Das Spiel der Anspielungen setzt sich fort. Als Wieland "Das Hexameron von Rosenhain" schreibt, hat er die Lektion des Beschreibungsverzichts bei Jean Paul gelernt und vermittelt diese seinen eigenen Lesern: "Wir setzen dadurch Ihre Einbildungskraft in volle Freyheit, sich das alles so prächtig und reich . . . in Ihrem eigenen oder in gar keinem Geschmack, vorzustellen und auszumahlen, wie es Ihnen nur immer am gefälligsten seyn mag. Man hat sich an dergleichen Beschreibungen so satt gelesen, dass die Neuheit selbst (wenn anders ... nach Jean Paul noch etwas Neues in dieser Art möglich ist) kaum vermögend wäre, einige Aufmerksamkeit zu erregen."
Eine ironische Verbeugung, denn es ging Jean Paul nicht um Beschreibung - seine Landschaften hat er aus Reiseführern abgeschrieben.
Unverstandene Satire
Es ist offenbar nicht leicht, Jean Pauls Phantasmagorien und Figuren nicht an real existierenden Unholden zu messen. Selbst seinem bisher populärsten Biographen, Günter de Bruyn, ist dieses Missgeschick passiert, wenn er sich so sehr vor der gespenstischen, grotesken Unmenschlichkeit der Figur "Dr. Katzenberger" fürchtet, dass er diesen als "Vorläufer der Ärzte, denen Konzen-trationslager Laboratorien werden, und der Atomphysiker, die ihre Bomben mehr als die Menschen lieben", sieht.
Noch schlimmer treibt es Michael Zaremba ("Jean Paul. Dichter und Philosoph". Böhlau Verlag Köln, Weimar, Wien 2012), wenn er meint, dass sich mit Katzenbergers "fataler Logik sich selbst die Experimente eines KZ-Arztes wie Josef Mengele begründen lassen". Da hat einer die Satire nicht verstanden.
Zum Glück weiß es Beatrix Langner ("Jean Paul.

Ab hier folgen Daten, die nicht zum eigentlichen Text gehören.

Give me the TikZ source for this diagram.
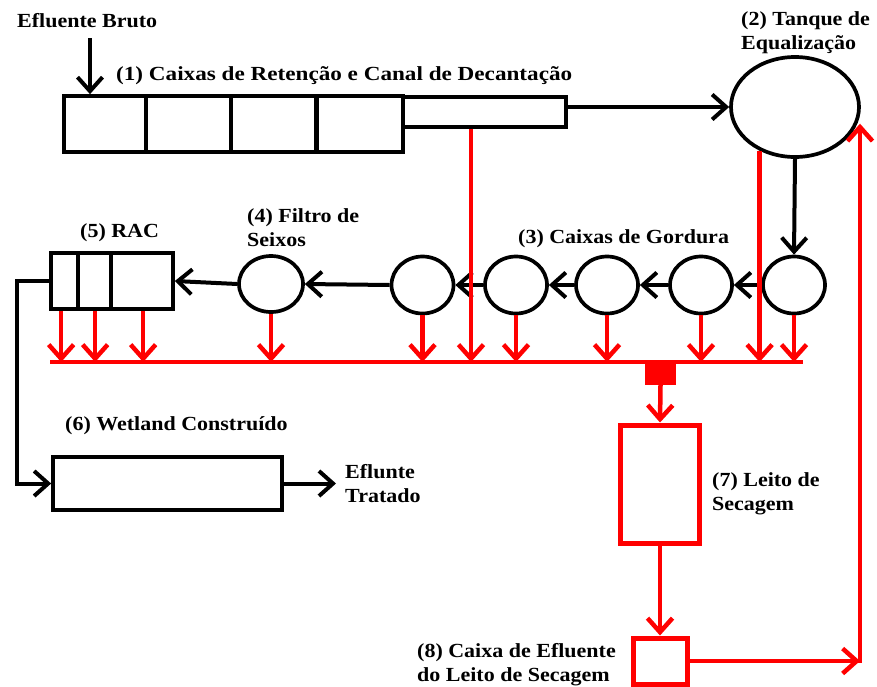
\documentclass[tikz,border=0pt]{standalone}
\usepackage{fontspec}
\setmainfont{Liberation Serif}[FakeStretch=1.1]
\newfontfamily\widelbl{Liberation Serif}[FakeStretch=1.158]
\usetikzlibrary{arrows.meta,shapes.geometric,calc}
\tikzset{
  lbl/.style={font=\fontsize{20}{24}\selectfont\bfseries, inner sep=0pt},
  lbltwo/.style={lbl, align=left},
  blk/.style={line width=4pt, black},
  blkarr/.style={blk, -{Straight Barb[length=14pt,width=25pt]}},
  redl/.style={line width=4.5pt, red},
  redarr/.style={redl, -{Straight Barb[length=14pt,width=25pt]}},
  bbox/.style={draw, line width=3.7pt, rectangle, inner sep=0pt},
  circ/.style={draw, line width=3.7pt, ellipse, inner sep=0pt, minimum width=62pt, minimum height=57pt},
  rbox/.style={draw=red, line width=5pt, rectangle, inner sep=0pt},
  divider/.style={line width=3.5pt, black},
}
\begin{document}
\begin{tikzpicture}[x=1pt,y=-1pt]
\useasboundingbox (0,0) rectangle (877,686);

% ---- main units ----
\node[bbox, minimum width=339pt, minimum height=56pt] (box1) at (233.5,124) {};
\node[bbox, minimum width=163pt, minimum height=30pt] (canal) at (484.5,112) {};
\draw[divider] ([xshift=84pt]box1.north west) -- ([xshift=84pt]box1.south west);
\draw[divider] ([xshift=169pt]box1.north west) -- ([xshift=169pt]box1.south west);
\draw[divider, line width=5pt] ([xshift=254pt]box1.north west) -- ([xshift=254pt]box1.south west);

\node[draw, ellipse, line width=3.7pt, minimum width=128pt, minimum height=100pt, inner sep=0pt] (tank) at (795,107) {};

\node[circ] (g5) at (794,285) {};
\node[circ] (g4) at (701,285) {};
\node[circ] (g3) at (607,285) {};
\node[circ] (g2) at (516,285) {};
\node[circ] (g1) at (422.5,285) {};
\node[circ, minimum width=64pt, minimum height=56pt] (filt) at (271,284) {};

\node[bbox, minimum width=122pt, minimum height=56pt] (rac) at (112,281) {};
\draw[divider] ([xshift=29pt]rac.north west) -- ([xshift=29pt]rac.south west);
\draw[divider] ([xshift=62pt]rac.north west) -- ([xshift=62pt]rac.south west);

\node[bbox, minimum width=229pt, minimum height=53pt] (wet) at (167.5,483.5) {};

\node[rbox, minimum width=79pt, minimum height=118pt] (bed) at (660,484) {};
\node[rbox, minimum width=54pt, minimum height=46pt] (cx8) at (660,661) {};
\node[fill=red, inner sep=0pt, minimum width=31pt, minimum height=22pt] (junc) at (660.5,374) {};

% ---- coordinates ----
\coordinate (inTop) at (90,38);
\coordinate (barL) at (50,362);
\coordinate (barR) at (803,362);
\coordinate (bend) at (17,281);
\coordinate (effOut) at (336,483.5);
\coordinate (corner) at (860,661);
\coordinate (cornerUp) at (860,663);
\coordinate (cd) at ([xshift=-13.5pt]canal.south);
\coordinate (r1) at ([xshift=12pt]rac.south west);
\coordinate (r2) at ([xshift=46pt]rac.south west);
\coordinate (r3) at ([xshift=94pt]rac.south west);

% ---- black flow ----
\draw[blkarr] (inTop) -- (inTop |- box1.north);
\draw[blkarr] (canal.east |- tank.west) -- (tank.west);
\draw[blkarr] (tank.south) -- (g5.north);
\draw[blkarr] (g5.west) -- (g4.east);
\draw[blkarr] (g4.west) -- (g3.east);
\draw[blkarr] (g3.west) -- (g2.east);
\draw[blkarr] (g2.west) -- (g1.east);
\draw[blkarr] (g1.west) -- (filt.east);
\draw[blkarr] (filt.west) -- (rac.east);
\draw[blkarr] (rac.west) -- (bend) |- (wet.west);
\draw[blkarr] (wet.east) -- (effOut);

% ---- sludge (red) ----
\draw[redl] (barL) -- (barR);
\foreach \n in {g1,g2,g3,g4,g5,filt} {
  \draw[redarr] (\n.south) -- (\n.south |- barL);
}
\foreach \n in {r1,r2,r3} {
  \draw[redarr] (\n) -- (\n |- barL);
}
\draw[redarr] (cd) -- (cd |- barL);
\draw[redarr] (tank.231) -- (tank.231 |- barL);
\draw[redarr] (junc.south) -- (bed.north);
\draw[redarr] (bed.south) -- (cx8.north);
\draw[redarr] (cx8.east) -- (corner);
\draw[redarr] (cornerUp) -- (cornerUp |- tank.-15);

% ---- labels ----
\node[lbl, anchor=base west] (lEB) at (17,27) {Efluente Bruto};
\node[lbl, font=\fontsize{20}{24}\selectfont\widelbl\bfseries, anchor=base west] (l1) at (116,80) {(1) Caixas de Retenção e Canal de Decantação};
\node[lbltwo, anchor=north west] (l2) at (741,11) {(2) Tanque de\\Equalização};
\node[lbltwo, anchor=north west] (l4) at (247,208) {(4) Filtro de\\Seixos};
\node[lbl, anchor=base west] (l5) at (80,237) {(5) RAC};
\node[lbl, anchor=base west] (l3) at (518,243) {(3) Caixas de Gordura};
\node[lbl, anchor=base west] (l6) at (65,430) {(6) Wetland Construído};
\node[lbltwo, anchor=north west] (lE) at (345,464) {Eflunte\\Tratado};
\node[lbltwo, anchor=north west] (l7) at (712,472) {(7) Leito de\\Secagem};
\node[lbltwo, anchor=north west] (l8) at (417,643) {(8) Caixa de Efluente\\do Leito de Secagem};
\end{tikzpicture}
\end{document}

Meister der zweiten Welt". Verlag C.H.Beck, München 2013) besser: "In dem unausdenkbaren Raum zwischen Geist- und Körperwelt . . . schafft sich die Poesie ihre zweite Welt aus Bildern und Zeichen. Ihr zeitloser Glanz zieht sich . . . bis in die Gegenwart, wo sich ihre unbegreifliche Schönheit und ihr kaltglitzerndes Pathos in irgendeinem Leser oder Dichter immer von neuem verjüngt."
Wenn man einen solchen nennen wollte, wäre es wohl am ehesten H.C. Artmann - auch er als Poet mehr gerühmt denn gelesen.
Reinhard Urbach, geboren 1939, war Leiter der Dramaturgie des Burgtheaters unter Direktor Achim Benning und von 1988 bis 2002 Direktor des Theaters der Jugend. Lebt in Wien.